Alors est-ce du mysticisme que de croire qu’elle se sent habité par une âme qui n’est pas métropolitaine ? Est-ce parce qu’on lui a raconté qu’elle fût conçue aux Seychelles qu’elle a développé cette personnalité ?
Jusqu’à ce jour, en tout cas, Kelidoma ne se sent toujours pas accomplie. Sa peau est blanche, son essence est noire et entre ces deux entités, s’entremêlent des liens métisses qui penchent d’un côté et de l’autre. Elle n’est pas à l’aise aux Antilles mais elle ne l’est pas non plus en Métropole ? Devra-t-elle vivre ainsi jusqu’à la fin, incapable de choisir, le cul entre deux chaises, tout le temps ? Incomprise par les siens et par les autres aussi ? Envieuse d’une évidence qui appartient aux autres, ceux qui n’ont jamais souffert de ces conflits internes, ceux qui ignorent le déracinement ?

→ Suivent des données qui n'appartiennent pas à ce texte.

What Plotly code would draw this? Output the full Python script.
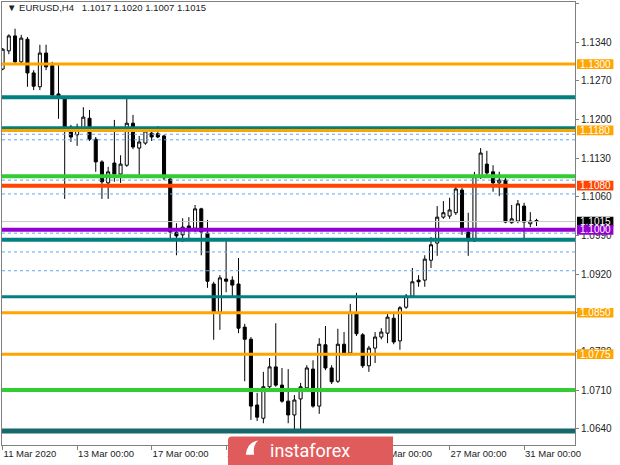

Kelidoma joue souvent un rôle, elle s’adapte à son entourage comme un caméléon, jusqu’au trop plein qui déborde et inonde de colère parfois tout son être sans aucune maîtrise. Kelidoma est rarement elle-même, sauf quand elle est seule devant ses pages d’écriture, délicieux exutoire, qui la maintient en équilibre.